A Nation: A City, & Its First Library: the St. Louis Mercantile Library

- by Bruce E. McKinney

Libraries represent bundles of ambitions, many initially modest, always beginning with the hope to make a difference in people’s lives.  This is why tens of thousands of volunteers commit their time and imaginations to make their community institutions significant.  While there are over 200,000 libraries worldwide their scale of ambitions range from simply providing tables and chairs, and books on the shelves, all the way to building and preserving historic collections that convey the deeper stories that connect the past to the future we experience today.

 

There is no one best way to do this but, given the United States’ regions and complex history, significant perspectives can best be elaborated by major regional collecting institutions.  St. Louis is fortunate to have one:  the St.
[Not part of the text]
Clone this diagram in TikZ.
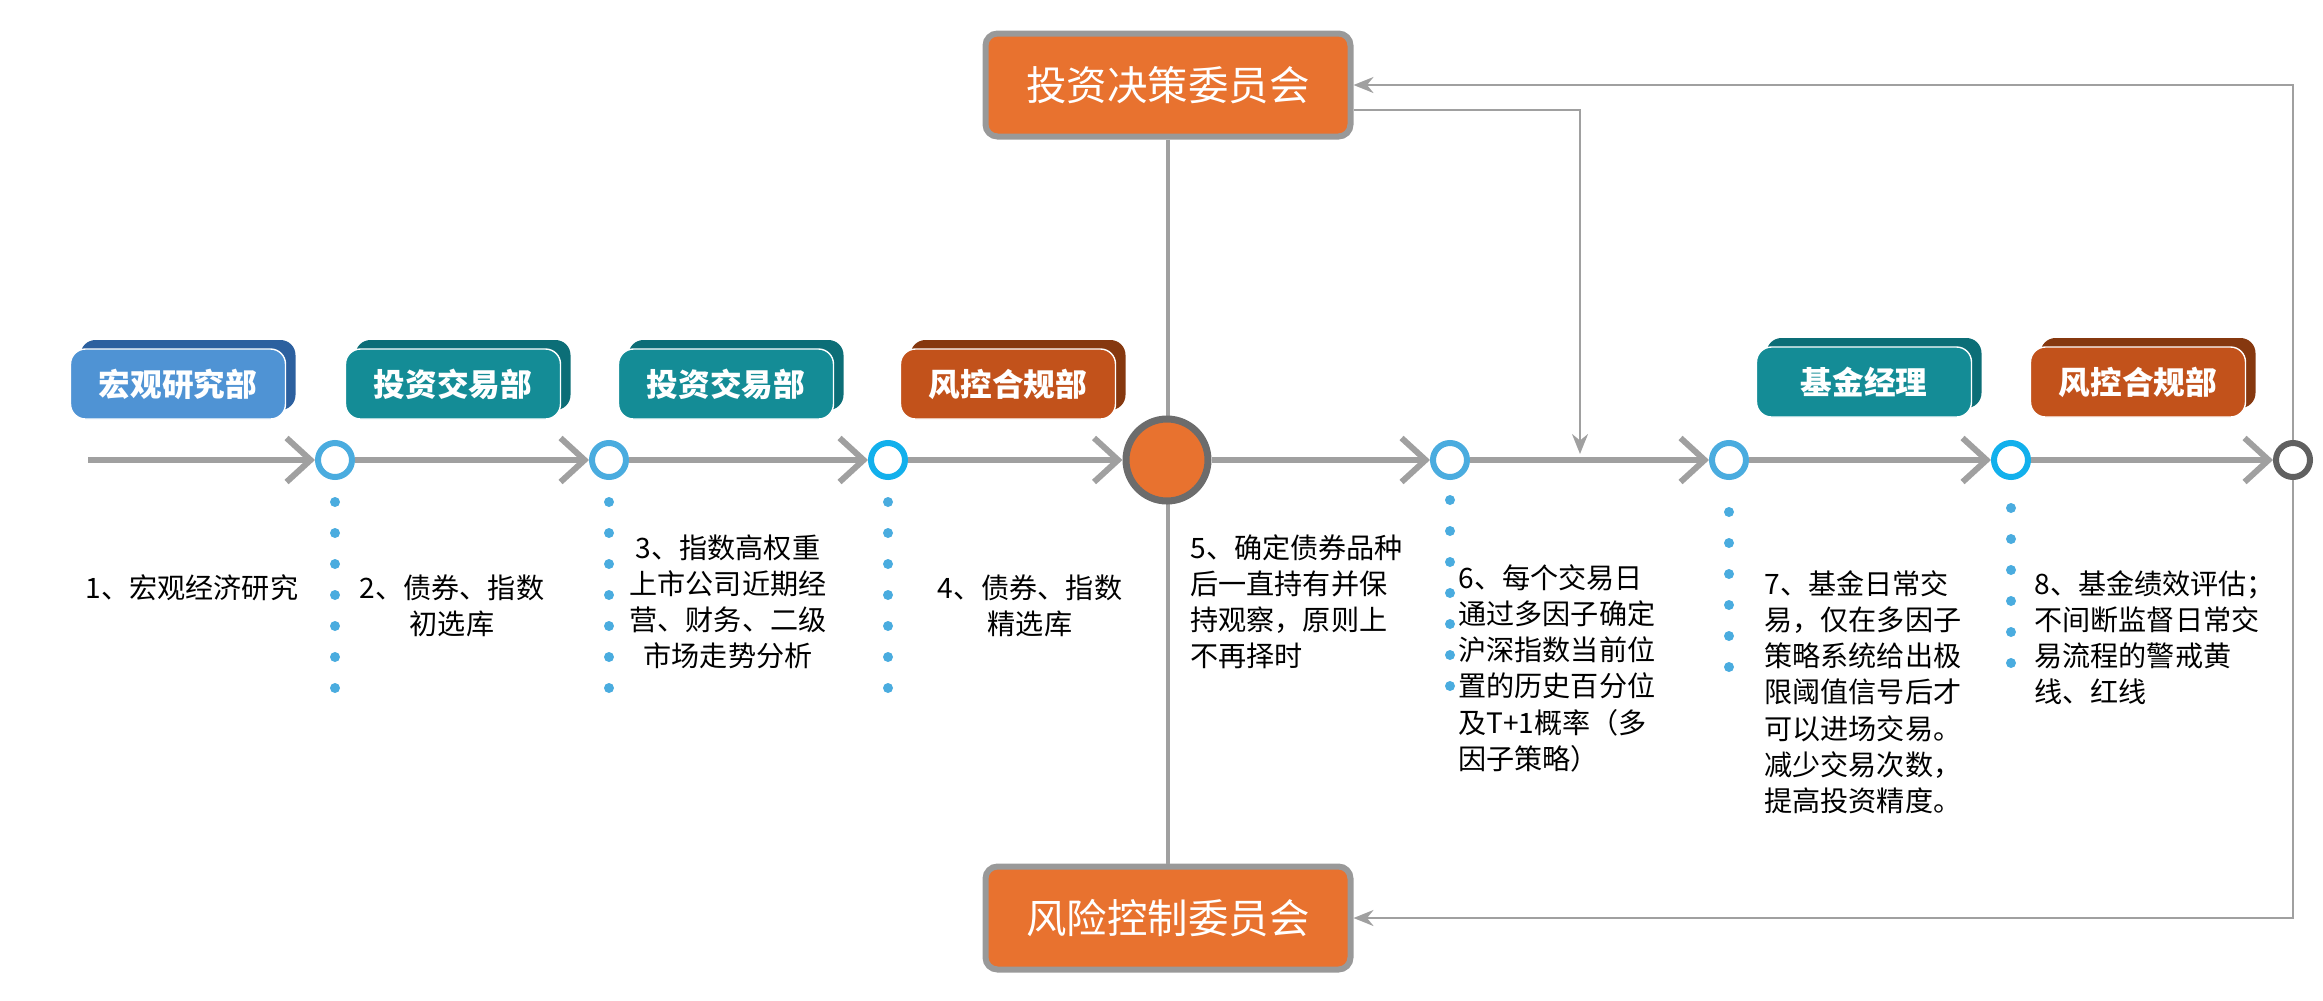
\documentclass[tikz,border=0pt]{standalone}
\usepackage{fontspec}
\setmainfont{Noto Sans CJK SC}
\usetikzlibrary{arrows.meta,shadows,calc}
\definecolor{flow}{HTML}{A0A0A0}
\definecolor{ringblue}{HTML}{4AACDF}
\definecolor{ringcyan}{HTML}{12B0EC}
\definecolor{boxorange}{HTML}{E8722F}
\definecolor{tagblue}{HTML}{4F93D4}
\definecolor{tagblueback}{HTML}{2C609F}
\definecolor{tagteal}{HTML}{148C96}
\definecolor{tagtealback}{HTML}{0C6E77}
\definecolor{tagrust}{HTML}{C2521B}
\definecolor{tagrustback}{HTML}{86380F}
\begin{document}
\begin{tikzpicture}[x=0.1mm, y=-0.1mm,
      ring/.style = {circle, draw=#1, line width=0.6mm, fill=white,
        minimum size=3.4mm, inner sep=0pt},
      hub/.style = {circle, draw=gray!85!black, line width=0.7mm,
        fill=boxorange, minimum size=8.2mm, inner sep=0pt},
      committee/.style = {shape=rectangle, rounded corners=1.2mm,
        draw=gray!80, line width=0.6mm, fill=boxorange,
        minimum width=36.5mm, minimum height=10.3mm,
        text=white, font=\fontsize{11.5pt}{12pt}\selectfont},
      tag/.style 2 args = {shape=rectangle, rounded corners=1.5mm,
        draw=white, thin, fill=#1, text=white,
        minimum width=21.5mm, minimum height=7mm,
        font=\bfseries\fontsize{9pt}{10pt}\selectfont,
        copy shadow={shadow xshift=1mm, shadow yshift=0.9mm,
          fill=#2, draw=none}},
      flowarrow/.style = {draw=flow, line width=0.6mm,
        -{Straight Barb[length=2.4mm, width=4.4mm, line width=0.6mm]}},
      feedback/.style = {draw=flow, line width=0.25mm,
        -{Stealth[length=2mm, width=1.6mm]}},
      dots/.style = {draw=ringblue, line width=1mm, line cap=round,
        dash pattern=on 0pt off 3.1mm},
      texto/.style = {anchor=north, align=center,
        font=\fontsize{8pt}{10.3pt}\selectfont},
      textl/.style = {anchor=north west, align=left,
        font=\fontsize{8pt}{10.3pt}\selectfont}
    ]
    \useasboundingbox (0,0) rectangle (2323,1000);

    % comites
    \node[committee] (invest) at (1168,85) {投资决策委员会};
    \node[committee] (risk) at (1168,918) {风险控制委员会};
    \draw[flow, line width=0.35mm] (invest.south) -- (risk.north);

    % linea de tiempo
    \coordinate (start) at (88,460);
    \node[ring=ringblue] (c1) at (335,460) {};
    \node[ring=ringblue] (c2) at (609,460) {};
    \node[ring=ringcyan] (c3) at (888,460) {};
    \node[hub] (c5) at (1167,460) {};
    \node[ring=ringblue] (c6) at (1450,460) {};
    \node[ring=ringblue] (c7) at (1729,460) {};
    \node[ring=ringcyan] (c8) at (2011,460) {};
    \node[ring=gray!75!black] (cend) at (2293,460) {};

    \draw[flowarrow] (start) -- (c1);
    \draw[flowarrow] (c1) -- (c2);
    \draw[flowarrow] (c2) -- (c3);
    \draw[flowarrow] (c3) -- (c5);
    \draw[flowarrow] (c5) -- (c6);
    \draw[flowarrow] (c6) -- (c7);
    \draw[flowarrow] (c7) -- (c8);
    \draw[flowarrow] (c8) -- (cend);

    % retroalimentacion
    \coordinate (branch) at (1580,110);
    \draw[feedback] (cend.north) |- (invest.east);
    \draw[feedback] (cend.south) |- (risk.east);
    \draw[feedback] (invest.east |- branch) -- (branch) -- ($(branch |- c6)+(0,-6)$);

    % departamentos
    \node[tag={tagblue}{tagblueback}] (macro) at (178,384) {宏观研究部};
    \node[tag={tagteal}{tagtealback}] (trade1) at (453,384) {投资交易部};
    \node[tag={tagteal}{tagtealback}] (trade2) at (726,384) {投资交易部};
    \node[tag={tagrust}{tagrustback}] (comp1) at (1008,384) {风控合规部};
    \node[tag={tagteal}{tagtealback}] (manager) at (1864,382) {基金经理};
    \node[tag={tagrust}{tagrustback}] (comp2) at (2138,382) {风控合规部};

    % puntos
    \foreach \c/\y in {c1/502, c2/502, c3/502, c6/500, c7/512, c8/508}{
      \coordinate (\c end) at (\c.center |- 0,690);
      \draw[dots] (\c.center |- 0,\y) -- (\c end);
    }

    % textos
    \node[texto] (t1) at (192,562) {1、宏观经济研究};
    \node[texto] (t2) at (452,562) {2、债券、指数\\初选库};
    \node[texto] (t3) at (728,522) {3、指数高权重\\上市公司近期经\\营、财务、二级\\市场走势分析};
    \node[texto] (t4) at (1030,562) {4、债券、指数\\精选库};
    \node[textl] (t5) at (1178,522) {5、确定债券品种\\后一直持有并保\\持观察，原则上\\不再择时};
    \node[textl] (t6) at (1446,552) {6、每个交易日\\通过多因子确定\\沪深指数当前位\\置的历史百分位\\及T+1概率（多\\因子策略）};
    \node[textl] (t7) at (1752,558) {7、基金日常交\\易，仅在多因子\\策略系统给出极\\限阈值信号后才\\可以进场交易。\\减少交易次数，\\提高投资精度。};
    \node[textl] (t8) at (2022,558) {8、基金绩效评估；\\不间断监督日常交\\易流程的警戒黄\\线、红线};
\end{tikzpicture}
\end{document}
Louis Mercantile Library.

 

This year the Mercantile is celebrating 175 years of service to their community and region and recently released a large quarto [9” x 12”] 255 page full color history of the St. Louis region providing both the story of the library as well as a tour through the collections they have built over these many years.  It turns out the Mercantile has been on a tear over 17 decades, determined to be a major repository of the primary sources and documents for the deep Midwest.

 

Collectors can particularly appreciate this story because they regularly experience the complex decision making involved in pursing material for their own collections and can only imagine the thousands of decisions that were necessary to build a major collecting institution.  Collectors’ ambitions, more often than not, flame out after a decade or two.  For an institution to collect over parts of 3 centuries has meant to stay committed through the Civil War, social upheaval, though World Wars, not to mention structural changes.

 

Beyond gifts, the principal sources were initially local offers from dealers and opportunities at auctions that in time opened into broader possibilities as regional communications and access increased.  Success as a collecting institution then required higher standards of cataloguing leading into the modern structuring of library records.

 

Today they live in the emerging world of the 5G internet we experience that merges what we see, saw, heard and read into an information blur we absorb at the speed of light.  To succeed over 175 years the potential to fail has been constant, even unrelenting.  Such success is rare and must be appreciated.  Congratulations!  The future will be in your debt.

 

For the progress over the past 3 decades a significant share of the credit must accrue to John Neal Hoover, their Executive Director, as leader of the library during the current period as the very definition and  concept of what an uber important collecting library can and should become has been transforming in the embrace of social media as Internet connectivity has broadened access and personalized the experience. Thirty years ago the gold standard for collecting libraries was to accumulate and secure the important rare materials.  To that obligation today the leading libraries embrace the goals of sharing and interpreting in imaginative ways.  If twenty years ago, the college major as librarian was a declining specialty, the possibilities of innovative librarianship today suggest the careers of innovative programmers for the leading libraries beckon.

 

To those trying to understand what the Mercantile provides it’s necessary to experience the many forms they provide; rare books, maps, newspapers, photographs, manuscripts, archives, oral histories and motion pictures to name some.  To appreciate their range, their anniversary volume captures both the scale and spirit of the enterprise.

 

To experience this range the time-honored way has always been to come in person and, given that their collections are partially accessible electronically, you can approach the institution with a click.  But that said, to feel the depth of the collections page by page the volume effectively provides sequenced examples that make the clear statement this library is in the full embrace of the newest technologies.

 

Whether a collector or a St. Louis partisan or simply interested to see what the future of the past looks like consider adding a copy of “A Nation, A City, & Its First Library” to your own library.  It will alter your view.